More sophisticated error detection and correction algorithms are designed to reduce the risk that multiple transmission errors in the data would cancel each other out and go undetected. An algorithm that can even detect if the correct bytes are received but out of order is the cyclic redundancy check or CRC. This algorithm is often used in the data link layer.
See also: Bit-sequence independence.
In the Internet Protocol Suite (TCP/IP), OSI's data link layer functionality is contained within its lowest layer, the link layer. The TCP/IP link layer has the operating scope of the link a host is connected to, and only concerns itself with hardware issues to the point of obtaining hardware (MAC) addresses for locating hosts on the link and transmitting data frames onto the link. The link-layer functionality was described in RFC 1122 and is defined differently than the data link layer of OSI, and encompasses all methods that affect the local link.

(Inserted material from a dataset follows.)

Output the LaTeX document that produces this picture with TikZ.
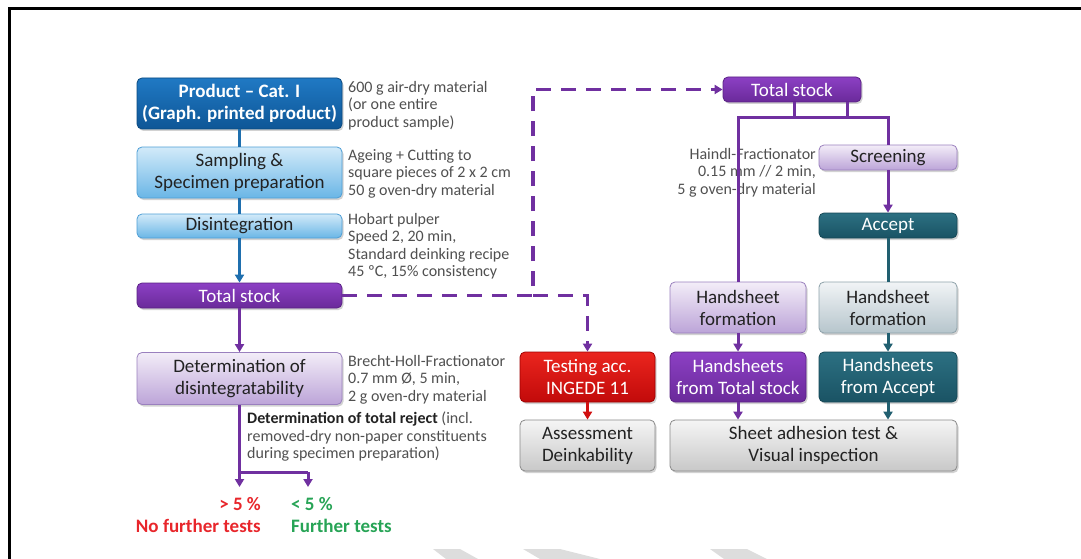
\documentclass[tikz,border=0pt]{standalone}
\usepackage{fontspec}
\setmainfont{Carlito}
\usetikzlibrary{arrows.meta,shadows}

\definecolor{pbTop}{HTML}{2079C4}
\definecolor{pbBot}{HTML}{0E5696}
\definecolor{pbLine}{HTML}{0B4A80}
\definecolor{lbTop}{HTML}{D2EAF9}
\definecolor{lbBot}{HTML}{6AB6E6}
\definecolor{lbLine}{HTML}{4F9FD6}
\definecolor{cBlue}{HTML}{1F6FAE}
\definecolor{puTop}{HTML}{8C40C4}
\definecolor{puBot}{HTML}{6A2A9A}
\definecolor{puLine}{HTML}{5A2285}
\definecolor{cPurple}{HTML}{7030A0}
\definecolor{lpTop}{HTML}{F3EDF8}
\definecolor{lpBot}{HTML}{BCA4D8}
\definecolor{lpLine}{HTML}{9A80BE}
\definecolor{teTop}{HTML}{2C7082}
\definecolor{teBot}{HTML}{1A5364}
\definecolor{teLine}{HTML}{164856}
\definecolor{cTeal}{HTML}{215F70}
\definecolor{ltTop}{HTML}{F1F4F6}
\definecolor{ltBot}{HTML}{B6C5CC}
\definecolor{ltLine}{HTML}{8EA2AA}
\definecolor{reTop}{HTML}{EA251E}
\definecolor{reBot}{HTML}{C20A0A}
\definecolor{reLine}{HTML}{9E0000}
\definecolor{cRed}{HTML}{D11010}
\definecolor{grTop}{HTML}{F5F5F5}
\definecolor{grBot}{HTML}{C8C8C8}
\definecolor{grLine}{HTML}{8A8A8A}
\definecolor{annoGray}{HTML}{505050}
\definecolor{boxText}{HTML}{222222}
\definecolor{pctRed}{HTML}{E8262B}
\definecolor{pctGreen}{HTML}{27A456}
\definecolor{markGray}{HTML}{DDDDDD}

\tikzset{
  box/.style={rounded corners=5pt, draw, line width=0.8pt, align=center,
    inner sep=0pt, text=boxText, font=\fontsize{19}{22}\selectfont,
    drop shadow={opacity=0.35, shadow xshift=1.5pt, shadow yshift=-2pt}},
  prodbox/.style={box, top color=pbTop, bottom color=pbBot, draw=pbLine,
    text=white, font=\bfseries\fontsize{19}{22}\selectfont},
  lbluebox/.style={box, top color=lbTop, bottom color=lbBot, draw=lbLine},
  purplebox/.style={box, top color=puTop, bottom color=puBot, draw=puLine, text=white},
  lpurplebox/.style={box, top color=lpTop, bottom color=lpBot, draw=lpLine},
  tealbox/.style={box, top color=teTop, bottom color=teBot, draw=teLine, text=white},
  ltealbox/.style={box, top color=ltTop, bottom color=ltBot, draw=ltLine},
  redbox/.style={box, top color=reTop, bottom color=reBot, draw=reLine, text=white},
  greybox/.style={box, top color=grTop, bottom color=grBot, draw=grLine},
  anno/.style={inner sep=0pt, text=annoGray, font=\fontsize{16}{17.5}\selectfont},
  pct/.style={inner sep=0pt, font=\bfseries\fontsize{19}{22}\selectfont},
  tip/.style={-{Triangle[length=8pt,width=9pt]}},
  bline/.style={draw=cBlue, line width=3pt},
  pline/.style={draw=cPurple, line width=3pt},
  tline/.style={draw=cTeal, line width=3pt},
  rline/.style={draw=cRed, line width=3pt},
  dline/.style={draw=cPurple, line width=3.5pt, dash pattern=on 15pt off 10pt},
}

\begin{document}
\begin{tikzpicture}[x=1pt,y=-1pt]
\useasboundingbox (0,0) rectangle (1081,559);
\fill[white] (0,0) rectangle (1081,559);

% outer frame
\draw[line width=3pt] (9,559) -- (9,9) -- (1081,9);

% faint marks along the lower edge
\fill[markGray] (433,549) -- (460,549) -- (478,559) -- (446,559) -- cycle;
\fill[markGray] (523,549) -- (560,549) -- (600,559) -- (540,559) -- cycle;
\fill[markGray] (710,549) -- (747,549) -- (767,559) -- (724,559) -- cycle;

% ---------- left column ----------
\node[prodbox, minimum width=205pt, minimum height=51pt] (prod) at (239.5,103.5)
  {Product -- Cat. I\\(Graph. printed product)};
\node[lbluebox, minimum width=205pt, minimum height=51pt] (samp) at (239.5,172.5)
  {Sampling \&\\Specimen preparation};
\node[lbluebox, minimum width=205pt, minimum height=24pt] (disint) at (239.5,226)
  {Disintegration};
\node[purplebox, minimum width=205pt, minimum height=25pt] (tsL) at (239.5,295.5)
  {Total stock};
\node[lpurplebox, minimum width=205pt, minimum height=52pt] (det) at (239.5,378.5)
  {Determination of\\disintegratability};

% notes beside the left column
\node[anno, anchor=north west, align=left] (n1) at (348,81)
  {600 g air-dry material\\(or one entire\\product sample)};
\node[anno, anchor=north west, align=left] (n2) at (348,149)
  {Ageing + Cutting to\\square pieces of 2 x 2 cm\\50 g oven-dry material};
\node[anno, anchor=north west, align=left] (n3) at (348,213)
  {Hobart pulper\\Speed 2, 20 min,\\Standard deinking recipe\\45 ºC, 15\% consistency};
\node[anno, anchor=north west, align=left] (n4) at (348,355)
  {Brecht-Holl-Fractionator\\0.7 mm Ø, 5 min,\\2 g oven-dry material};
\node[anno, anchor=north west, align=left] (n5) at (247,412)
  {\textcolor{boxText}{\bfseries Determination of total reject} (incl.\\removed-dry non-paper constituents\\during specimen preparation)};

% results of the reject determination
\node[pct, anchor=north east, align=right, text=pctRed] (gt) at (261,497)
  {> 5 \%\\No further tests};
\node[pct, anchor=north west, align=left, text=pctGreen] (lt) at (291,497)
  {< 5 \%\\Further tests};

% ---------- right part ----------
\node[purplebox, minimum width=138pt, minimum height=25pt] (tsR) at (792,89.5)
  {Total stock};
\node[lpurplebox, minimum width=138pt, minimum height=25pt] (scr) at (888,157.5)
  {Screening};
\node[tealbox, minimum width=138pt, minimum height=25pt] (acc) at (888,225.5)
  {Accept};
\node[anno, anchor=north east, align=right] (n6) at (816,148)
  {Haindl-Fractionator\\0.15 mm // 2 min,\\5 g oven-dry material};

\node[lpurplebox, minimum width=136pt, minimum height=51pt] (hfL) at (738,307.5)
  {Handsheet\\formation};
\node[ltealbox, minimum width=138pt, minimum height=51pt] (hfR) at (888,307.5)
  {Handsheet\\formation};
\node[redbox, minimum width=135pt, minimum height=50pt] (test) at (587.5,377)
  {Testing acc.\\INGEDE 11};
\node[purplebox, minimum width=136pt, minimum height=50pt] (hsL) at (738,377)
  {Handsheets\\from Total stock};
\node[tealbox, minimum width=138pt, minimum height=50pt] (hsR) at (888,377)
  {Handsheets\\from Accept};
\node[greybox, minimum width=135pt, minimum height=51pt] (assess) at (587.5,445.5)
  {Assessment\\Deinkability};
\node[greybox, minimum width=287pt, minimum height=51pt] (sheet) at (813.5,445.5)
  {Sheet adhesion test \&\\Visual inspection};

% ---------- connectors ----------
\draw[bline] (prod) -- (samp);
\draw[bline] (samp) -- (disint);
\draw[bline, tip] (disint) -- (tsL);
\draw[pline, tip] (tsL) -- (det);

\coordinate (d1) at (239.5,472);
\coordinate (d2) at (308,472);
\coordinate (e1) at (239.5,487);
\coordinate (e2) at (308,487);
\draw[pline] (det.south) -- (d1) -- (d2);
\draw[pline, tip] (d1) -- (e1);
\draw[pline, tip] (d2) -- (e2);

% dashed branches of the total stock
\coordinate (j1) at (533,295.5);
\coordinate (j2) at (533,89.5);
\draw[dline, tip] (tsL.east) -- (j1) -- (j2) -- (tsR.west);
\draw[dline, tip] (j1) -- (j1 -| test.north) -- (test.north);

% split below the right total stock
\coordinate (bL) at (738,118);
\coordinate (bR) at (888,118);
\coordinate (s1) at (794,118);
\coordinate (s2) at (847,118);
\draw[pline] (s1 |- tsR.south) -- (s1);
\draw[pline] (s2 |- tsR.south) -- (s2);
\draw[pline, line cap=rect] (bL) -- (bR);
\draw[pline] (bL) -- (hfL.north);
\draw[pline] (bR) -- (scr.north);
\draw[pline, tip] (scr) -- (acc);
\draw[tline] (acc) -- (hfR);

\draw[pline, tip] (hfL) -- (hsL);
\draw[tline, tip] (hfR) -- (hsR);
\draw[rline, tip] (test) -- (assess);
\draw[pline, tip] (hsL) -- (hsL |- sheet.north);
\draw[tline, tip] (hsR) -- (hsR |- sheet.north);
\end{tikzpicture}
\end{document}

The TCP/IP model is not a top-down comprehensive design reference for networks. It was formulated for the purpose of illustrating the logical groups and scopes of functions needed in the design of the suite of internetworking protocols of TCP/IP, as needed for the operation of the Internet. In general, direct or strict comparisons of the OSI and TCP/IP models should be avoided, because the layering in TCP/IP is not a principal design criterion and in general, considered to be "harmful" (RFC 3439). In particular, TCP/IP does not dictate a strict hierarchical sequence of encapsulation requirements, as is attributed to OSI protocols.